This article is about the little network that could. A low-key, flexible organisation made up of permaculturalists, community gardeners, teachers and Northern Territory Department of Education staff working together to make growing and cooking organic, local food a key part of daily life in the Top End. Throw in a bit of resilient communities’ action, and sustainable design and practice, and we are really getting somewhere!
There are many joys of living in the Top End and many challenges, and often these are the opposite sides of the same coin. The climate is more like that in South-East Asia than in most of Australia. Top Enders, like most Australians, love eating at Asian restaurants. However, if you look closely at those Asian dishes you are more likely to find broccoli, celery and potato in them than snake gourd, winged beans or sweet potato. Hence the challenge: to share with Top Enders the information and skills to help them grow all sorts of amazing foods, and to cook with them.

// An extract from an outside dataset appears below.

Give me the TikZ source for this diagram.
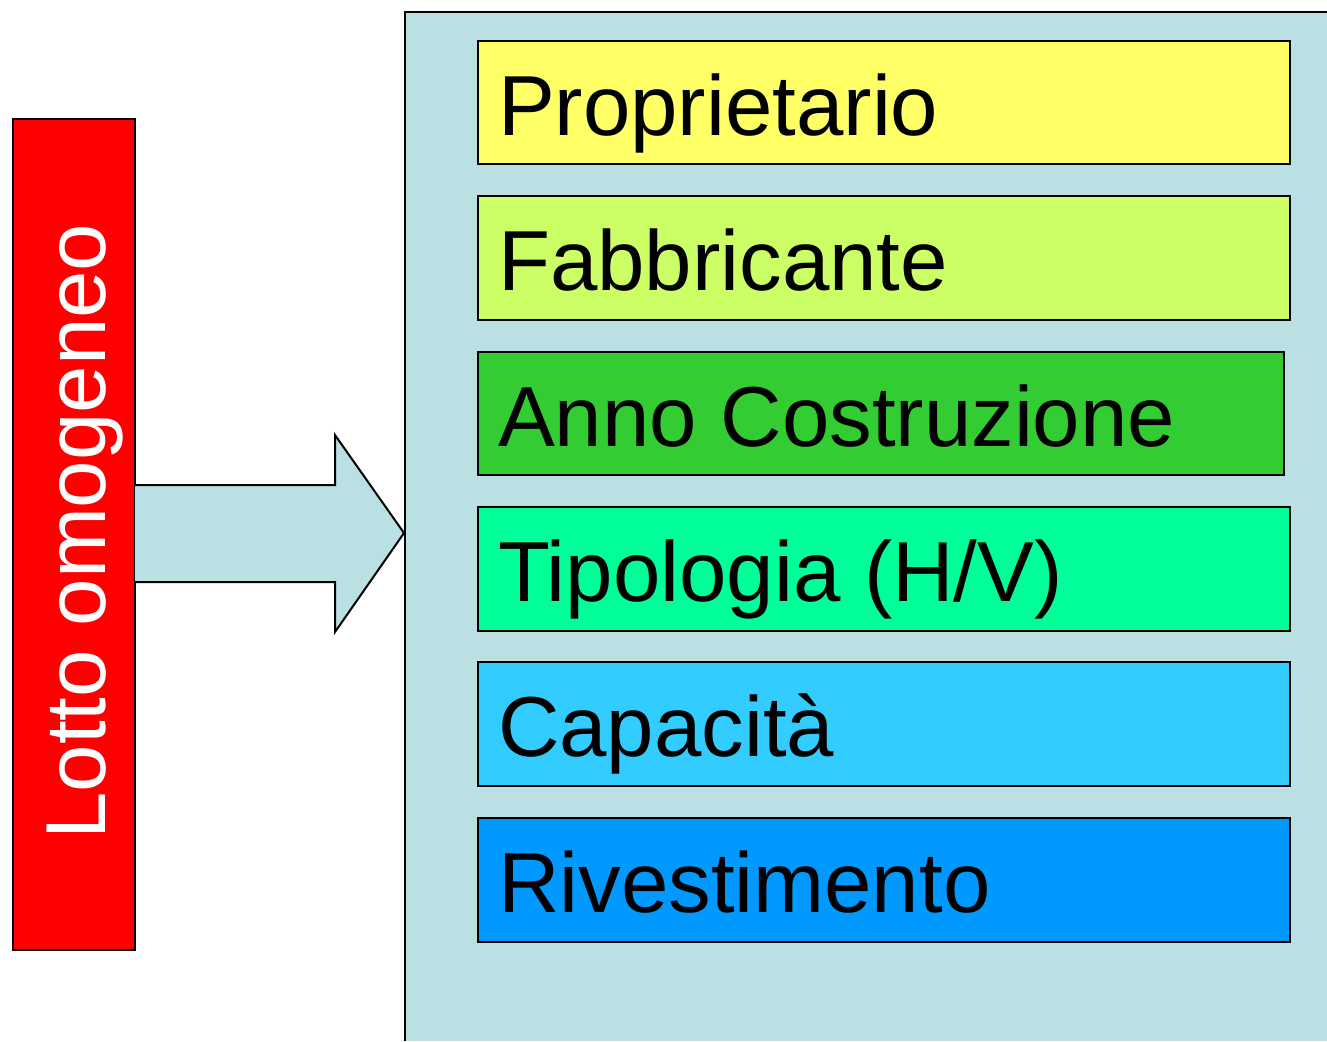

There have been dedicated permaculturalists in Darwin for many years. However, in the last ten years we’ve seen an amazing increase in the number of keen permies and local foodies. Partly because of another challenge – remoteness, and the huge amount of ‘food miles’ and extra costs associated with buying food. But also because of broader community interest in growing food more locally and sustainably.
A critical mass was reached when Rosemary Morrow taught a Permaculture Design Course (PDC) here in 2008.